In an age in which most political satire sucks, Armando Iannucci has shown that there’s a better way than Andy Borowitz columns and covfefe jokes. The Scottish writer/director’s BBC Four series The Thick of It skewered British politics in a way that was savage and biting, leading into 2009’s wondrous spinoff movie In the Loop, which is not only one of the funniest movies of the current millennium, but also delivered probably the best and most accurate explanation that any work of fiction has ever given of how the Iraq War happened.
Iannucci’s formula transferred seamlessly to Washington with the HBO series Veep, which he created and ran for its first four seasons. Beyond indelible characters and consistently hilarious dialogue, all of these works are based on a simple notion: That the dysfunction of our political culture, and the disaster that often comes with it, is a combination of the malevolence of the few, and the cravenness, laziness and cowardice of the many.
The director’s latest film, The Death of Stalin, takes a big risk: It moves the action out of the West, out of the present day, out of democratic politics and into the realm of real people and real history—while also making things considerably darker. And it’s a gamble that pays off handsomely—this is far and away the funniest film of the year so far.
Directed by Iannucci, who wrote it along with three others and based it on a French graphic novel, The Death of Stalin attempts to wring comedy out of such subjects as a totalitarian state and the fear, intimidation and wanton violence that come along with it. It shouldn’t work, but it does.
The Death of Stalin is very dark, and considerably more violent than Iannucci’s previous work. But it plays like a thought experiment in Mel Brooks’ old theories about how just about anything can be funny, if done right. And the Death of Stalin is—filled with great set pieces, crackling dialogue and scenes that build up tension and collapse into humor.
The film’s set before, during and after Stalin’s death in 1953. We’re first introduced to the dictator’s entourage, including Khrushchev (Steve Buscemi), Malenkov (Jeffrey Tambor), Molotov (Michael Palin) and Beria (Simon Russell Beale.) Once Stalin (Adrian McLoughlin) keels over, there’s some humorously absurd jockeying for position among the remaining top Soviets. The film sticks surprisingly close to history, even if the dialogue isn’t quite what was said.

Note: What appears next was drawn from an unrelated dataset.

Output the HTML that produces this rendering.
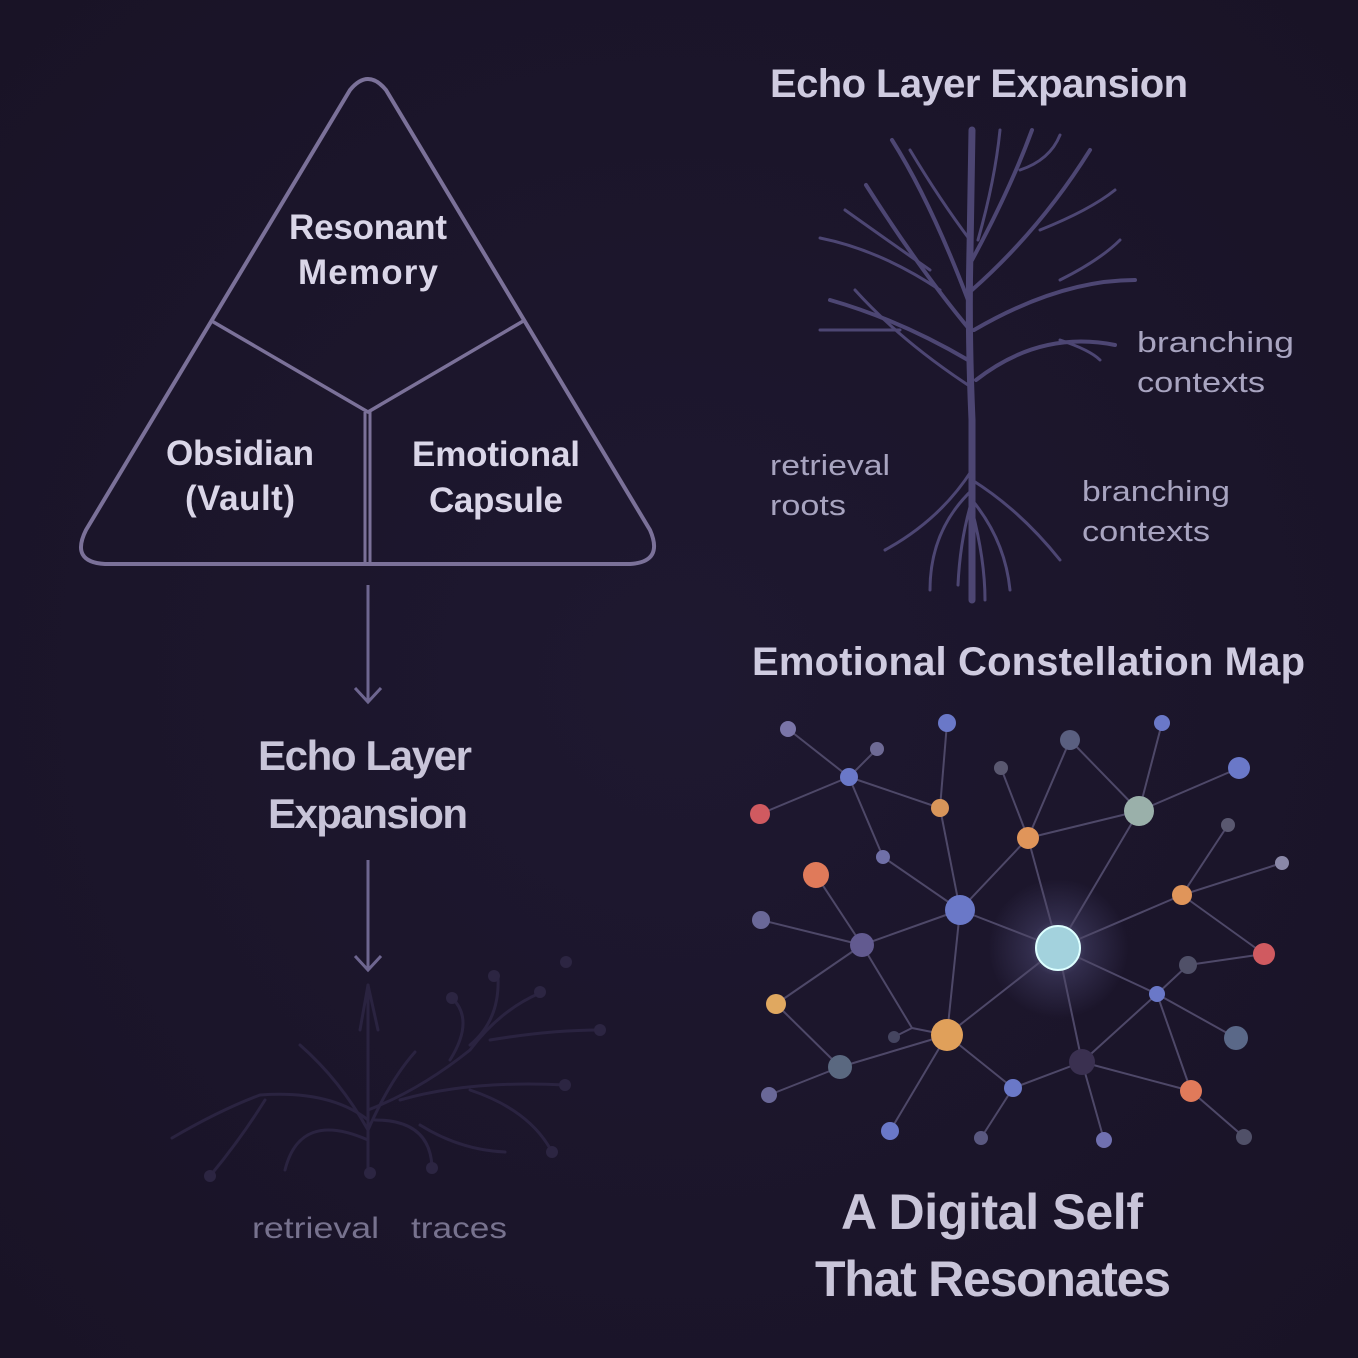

Speaking of which… you may have noticed something about that cast, and how decidedly not-Russian it is. The film is entirely in English, and none of the actors make even a cursory attempt at a Russian accent; most of them sound English, Scottish or American, with Buscemi playing Khrushchev as if he hailed from Brooklyn (Brighton Beach, maybe?) This bothered me for about two minutes.
Buscemi’s a treasure, and he’s been on a roll lately. He had a wonderful turn a year ago in Norman, as a New York City rabbi, and it says a lot about an actor that he can convincingly play both Nikita Khrushchev and a rabbi within a year of each other. He plays the future Soviet leader as a scheming operator, a sort of Russian turn on his Nucky Thompson politician/gangster from Boardwalk Empire.
Jeffrey Tambor plays Georgy Malenkov as a nervous basket case, a sort of Soviet Hank Kingsley, although for #meToo reasons this may be his final movie role. It’s been called “Stalinistic” that Tambor was taken off the poster post-scandal, but if anything’s that’s just savvy marketing; the actual banning of the film, in Russia, is much more censorious if you ask me. Meanwhile, Simon Russell Beale plays Berea as a coldblooded antagonist, one whose glasses somehow balance on his nose without side supports, even when he’s looking down.
Like all Iannucci projects, the cast of The Death of Stalin goes deep. Veep has the great character of Danny Chung (Randall Park) a war hero-turned-politician who’s unbelievably smug about it; Stalin gives us Jason Isaacs as Red Army chief of staff Georgy Zhukov, who brings a swagger reminiscent of Gaston. Another highlight is former Homeland actor Rupert Friend as Vasily Iosifovich Stalin, Stalin’s son and a drunken buffoon who’s introduced trying to hide from his father that the national hockey team has died in a plane crash. Vasily was, in many ways, the Donald Trump, Jr. of his day.
The question raised by The Death of Stalin is, can Armando Iannucci’s style of the humor of government apply to the totalitarian past? The film itself answers clearly: it can.